Although the concepts of beauty and attractiveness are subjective, the consensus as to what is deemed beautiful, for women, is heavily dependent upon how much effort she makes towards looking her best. According to Elting, men do not need to strive to maintain their appearance in order to earn respect like women do, because while we appreciate a sharp-dressed man in an Armani suit who exudes power and influence, that same man can show up to at a casual office in a t-shirt and jeans and still be perceived in the same light, whereas women will not. "Men don't have to demonstrate that they're allowed to be in public the way women do. It's a running joke; show up to work without makeup, and everyone asks if you're sick or have insomnia," says Elting. The pressure to look our best in order to be treated better has also seeped into other areas of women's lives in which we sometimes feel pressured to make ourselves up in situations where it isn't required such as running out to the supermarket.

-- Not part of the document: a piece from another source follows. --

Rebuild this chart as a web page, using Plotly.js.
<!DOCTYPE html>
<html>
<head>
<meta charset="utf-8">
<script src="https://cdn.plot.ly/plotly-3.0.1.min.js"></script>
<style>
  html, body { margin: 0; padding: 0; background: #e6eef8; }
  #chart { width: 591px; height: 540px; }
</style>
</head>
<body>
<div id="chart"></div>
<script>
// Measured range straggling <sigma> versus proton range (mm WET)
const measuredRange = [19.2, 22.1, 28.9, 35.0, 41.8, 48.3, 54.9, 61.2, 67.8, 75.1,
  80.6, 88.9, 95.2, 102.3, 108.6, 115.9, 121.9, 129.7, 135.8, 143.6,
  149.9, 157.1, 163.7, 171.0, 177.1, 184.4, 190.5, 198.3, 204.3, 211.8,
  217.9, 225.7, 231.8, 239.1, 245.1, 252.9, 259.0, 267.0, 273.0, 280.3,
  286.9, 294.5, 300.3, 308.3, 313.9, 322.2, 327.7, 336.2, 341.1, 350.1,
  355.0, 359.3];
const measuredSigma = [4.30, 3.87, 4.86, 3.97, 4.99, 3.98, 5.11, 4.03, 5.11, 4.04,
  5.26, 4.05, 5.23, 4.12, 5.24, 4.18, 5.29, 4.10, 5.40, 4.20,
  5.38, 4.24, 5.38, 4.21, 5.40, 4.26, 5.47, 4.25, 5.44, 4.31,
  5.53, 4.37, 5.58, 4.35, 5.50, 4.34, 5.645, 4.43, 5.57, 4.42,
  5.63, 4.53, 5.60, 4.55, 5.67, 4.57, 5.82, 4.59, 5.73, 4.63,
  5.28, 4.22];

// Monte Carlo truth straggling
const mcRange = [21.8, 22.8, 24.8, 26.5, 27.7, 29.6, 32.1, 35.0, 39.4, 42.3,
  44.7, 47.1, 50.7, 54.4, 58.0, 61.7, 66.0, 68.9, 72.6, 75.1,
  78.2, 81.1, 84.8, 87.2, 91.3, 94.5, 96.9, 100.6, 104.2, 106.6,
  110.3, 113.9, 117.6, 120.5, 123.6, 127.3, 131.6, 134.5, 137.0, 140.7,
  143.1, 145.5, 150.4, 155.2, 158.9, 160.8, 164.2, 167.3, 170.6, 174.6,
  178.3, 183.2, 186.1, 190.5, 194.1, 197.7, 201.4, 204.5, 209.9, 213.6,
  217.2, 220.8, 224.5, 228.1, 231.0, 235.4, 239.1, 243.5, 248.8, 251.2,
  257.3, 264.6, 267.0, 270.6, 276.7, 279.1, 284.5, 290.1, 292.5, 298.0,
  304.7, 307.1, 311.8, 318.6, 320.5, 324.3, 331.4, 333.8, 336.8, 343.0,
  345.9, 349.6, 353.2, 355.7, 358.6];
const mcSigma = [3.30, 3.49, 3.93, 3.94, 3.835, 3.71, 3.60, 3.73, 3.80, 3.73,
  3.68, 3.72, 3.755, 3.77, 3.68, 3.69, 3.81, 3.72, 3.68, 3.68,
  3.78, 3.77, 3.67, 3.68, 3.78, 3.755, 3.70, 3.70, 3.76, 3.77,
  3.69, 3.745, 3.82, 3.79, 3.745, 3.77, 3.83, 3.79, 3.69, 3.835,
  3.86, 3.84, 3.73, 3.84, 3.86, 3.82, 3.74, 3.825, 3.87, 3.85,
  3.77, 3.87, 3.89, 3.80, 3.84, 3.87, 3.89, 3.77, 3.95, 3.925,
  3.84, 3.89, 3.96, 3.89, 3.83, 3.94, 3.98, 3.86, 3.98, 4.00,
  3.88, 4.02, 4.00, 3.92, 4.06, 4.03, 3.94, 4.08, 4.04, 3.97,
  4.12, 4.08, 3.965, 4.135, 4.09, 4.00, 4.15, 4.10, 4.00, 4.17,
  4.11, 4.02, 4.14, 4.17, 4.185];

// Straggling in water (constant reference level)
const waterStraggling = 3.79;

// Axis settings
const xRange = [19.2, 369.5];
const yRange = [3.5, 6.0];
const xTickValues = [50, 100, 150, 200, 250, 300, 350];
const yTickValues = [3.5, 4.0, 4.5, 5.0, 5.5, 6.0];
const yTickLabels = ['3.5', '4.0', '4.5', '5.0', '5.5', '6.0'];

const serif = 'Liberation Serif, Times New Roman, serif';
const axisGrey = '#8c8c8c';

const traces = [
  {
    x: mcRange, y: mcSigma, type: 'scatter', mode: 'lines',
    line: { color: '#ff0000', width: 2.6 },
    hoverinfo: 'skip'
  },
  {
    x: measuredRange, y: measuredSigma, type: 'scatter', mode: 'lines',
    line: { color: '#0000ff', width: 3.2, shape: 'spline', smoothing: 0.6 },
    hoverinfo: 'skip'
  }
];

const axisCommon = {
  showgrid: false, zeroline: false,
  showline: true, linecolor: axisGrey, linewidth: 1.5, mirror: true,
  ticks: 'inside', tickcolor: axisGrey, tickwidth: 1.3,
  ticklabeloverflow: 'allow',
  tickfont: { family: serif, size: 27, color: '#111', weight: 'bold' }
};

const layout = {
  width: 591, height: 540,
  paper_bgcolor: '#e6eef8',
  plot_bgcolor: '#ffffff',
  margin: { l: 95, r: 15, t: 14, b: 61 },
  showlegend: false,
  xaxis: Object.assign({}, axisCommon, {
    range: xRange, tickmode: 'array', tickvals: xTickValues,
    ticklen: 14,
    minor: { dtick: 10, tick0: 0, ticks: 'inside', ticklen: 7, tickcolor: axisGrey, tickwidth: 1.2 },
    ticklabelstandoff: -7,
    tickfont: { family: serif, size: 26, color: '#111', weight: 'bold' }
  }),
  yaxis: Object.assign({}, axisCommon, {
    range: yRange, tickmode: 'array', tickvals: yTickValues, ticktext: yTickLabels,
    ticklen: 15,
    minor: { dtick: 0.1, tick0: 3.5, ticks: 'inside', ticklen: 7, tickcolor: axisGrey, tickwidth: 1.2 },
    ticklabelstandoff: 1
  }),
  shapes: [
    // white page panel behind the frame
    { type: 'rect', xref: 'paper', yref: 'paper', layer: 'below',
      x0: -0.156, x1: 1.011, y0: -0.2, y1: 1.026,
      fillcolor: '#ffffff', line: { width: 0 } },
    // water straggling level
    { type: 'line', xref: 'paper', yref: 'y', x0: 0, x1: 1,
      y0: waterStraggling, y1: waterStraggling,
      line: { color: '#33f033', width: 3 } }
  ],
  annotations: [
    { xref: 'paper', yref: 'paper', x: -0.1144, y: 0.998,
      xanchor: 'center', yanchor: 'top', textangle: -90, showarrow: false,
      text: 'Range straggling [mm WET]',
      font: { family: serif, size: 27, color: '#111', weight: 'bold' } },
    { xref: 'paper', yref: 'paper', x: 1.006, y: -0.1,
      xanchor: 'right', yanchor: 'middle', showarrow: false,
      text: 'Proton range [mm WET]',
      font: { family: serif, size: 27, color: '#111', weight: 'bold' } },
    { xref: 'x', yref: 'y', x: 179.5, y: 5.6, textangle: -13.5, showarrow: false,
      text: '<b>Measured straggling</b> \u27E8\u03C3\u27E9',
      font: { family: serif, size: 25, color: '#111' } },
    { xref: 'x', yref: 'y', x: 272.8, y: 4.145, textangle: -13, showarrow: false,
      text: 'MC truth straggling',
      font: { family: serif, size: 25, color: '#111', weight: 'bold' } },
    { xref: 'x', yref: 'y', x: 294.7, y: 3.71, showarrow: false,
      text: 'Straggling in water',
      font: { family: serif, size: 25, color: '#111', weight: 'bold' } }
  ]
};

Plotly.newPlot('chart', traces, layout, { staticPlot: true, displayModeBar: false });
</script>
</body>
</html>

So, how do women begin the process of overriding this bias? Based on personal experience, Elting believes that women must step up and be forceful. With sexism so rampant in workplace, respect for women is sometimes hard to come across and even harder to earn. "I was frequently assumed to be my co-founder's secretary or assistant instead of the person who owned the other half of the company. And even in business meetings where everyone knew that, I would still be asked to be the one to take notes or get coffee," she recalls. In effort to change this dynamic, Elting was left to claim her authority through self-assertion and powering over her peers when her contributions were being ignored. What she was then faced with was the alternate stereotype of the bitchy executive. She admits that teetering between the caregiver role or the bitch boss on a power trip is frustrating and offensive that these are the two options businesswomen are left with.

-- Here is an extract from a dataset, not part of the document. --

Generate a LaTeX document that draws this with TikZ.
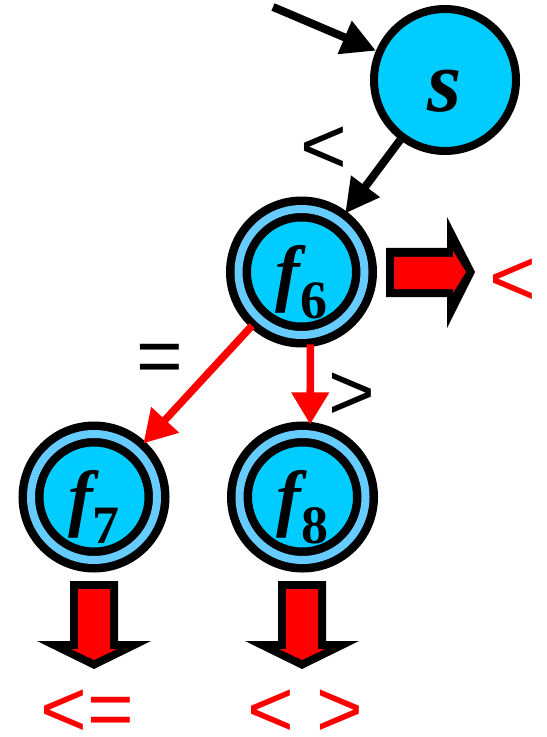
\documentclass[tikz,border=0pt]{standalone}
\usepackage{fontspec}
\setmainfont{Liberation Serif}
\newfontfamily\arialfont{Liberation Sans}
\usetikzlibrary{arrows.meta}
\definecolor{skyfill}{HTML}{00CCFF}
\definecolor{ringblue}{HTML}{66CCFF}
\newcommand{\fvar}[1]{{\fontsize{37}{37}\selectfont\bfseries\itshape f}\raisebox{-10.5pt}{\fontsize{27}{27}\selectfont\bfseries #1}}

\begin{document}
\begin{tikzpicture}[x=0.5pt,y=-0.5pt,
  snode/.style={circle,draw=black,line width=4pt,fill=skyfill,minimum size=71pt,inner sep=0pt,
    text height=32pt,text depth=0pt,font=\fontsize{44}{44}\selectfont\bfseries\itshape},
  fnode/.style={circle,draw=black,line width=4.25pt,double=ringblue,double distance=4pt,fill=skyfill,
    minimum size=63pt,inner sep=0pt,outer sep=5pt,text height=25pt,text depth=0pt},
  blackedge/.style={line width=4pt,-{Triangle[length=17pt,width=17pt]}},
  rededge/.style={red,line width=3.75pt,-{Triangle[length=16pt,width=18pt]}},
  oplabel/.style={inner sep=0pt,font=\arialfont\fontsize{40}{40}\selectfont}]
  \useasboundingbox (0,0) rectangle (546,737);

  % States
  \node[snode] (s) at (445,80) {s};
  \node[fnode] (f6) at (301.5,272) {\fvar{6}};
  \node[fnode] (f7) at (94,497) {\fvar{7}};
  \node[fnode] (f8) at (302.5,497) {\fvar{8}};
  \coordinate (entry) at (273,7);

  % Transitions
  \draw[blackedge] (entry) -- (s);
  \draw[blackedge] (s) -- (f6);
  \draw[rededge] (f6) -- (f7);
  \draw[rededge] (f6.-83) -- (f8.84);

  % Edge labels
  \node[oplabel] (lt) at (324,150) {<};
  \node[oplabel] (eq) at (160,364) {=};
  \node[oplabel] (gt) at (352,396) {>};

  % Output arrows
  \fill[black] (386,248) -- (447,248) -- (447,217) -- (475,272) -- (447,328) -- (447,297) -- (386,297) -- cycle;
  \fill[red] (394,257) -- (453,257) -- (453,251) -- (466,272) -- (453,293) -- (453,289) -- (394,289) -- cycle;
  \foreach \cx in {94,302} {
    \fill[black] (\cx-24,581) -- (\cx+24,581) -- (\cx+24,641) -- (\cx+57,641) -- (\cx,669) -- (\cx-57,641) -- (\cx-24,641) -- cycle;
    \fill[red] (\cx-16,589) -- (\cx+16,589) -- (\cx+16,649) -- (\cx+23,649) -- (\cx,660) -- (\cx-23,649) -- (\cx-16,649) -- cycle;
  }

  % Outputs
  \node[oplabel,text=red] (out6) at (513,282) {<};
  \node[oplabel,text=red] (out7) at (87,713) {<=};
  \node[oplabel,text=red] (out8) at (305,713) {< >};
\end{tikzpicture}
\end{document}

Despite the challenges that come with standing your ground, women need to reclaim their power for themselves and each other. "I decided early on that I wanted to focus on being respected rather than being liked. As a boss, as a CEO, and in my personal life, I stuck my feet in the ground, said what I wanted to say, and demanded what I needed – to hell with what people think," said Elting. In order for women to opt out of ridiculous beauty standards, we have to own all the negative responses that come with it and let it make us stronger– and we don't have to do it alone. For men who support our fight, much can be achieved by pushing back and policing themselves and each other when women are being disrespected. It isn't about chivalry, but respecting women's right to advocate for ourselves and take up space.

For Elting, her hope is to see makeup and grooming standards become an optional choice each individual makes rather than a rule imposed on us as a form of control. While she states she would never tell anyone to stop wearing makeup or dressing in a way that makes them feel confident, the slumping shoulders of a woman resigned to being belittled looks far worse than going without under-eye concealer. Her advice to women is, "If you want to navigate beauty culture as an entrepreneur, the best thing you can be is strong in the face of it. It's exactly the thing they don't want you to do. That means not being afraid to be a bossy, bitchy, abrasive, difficult woman – because that's what a leader is."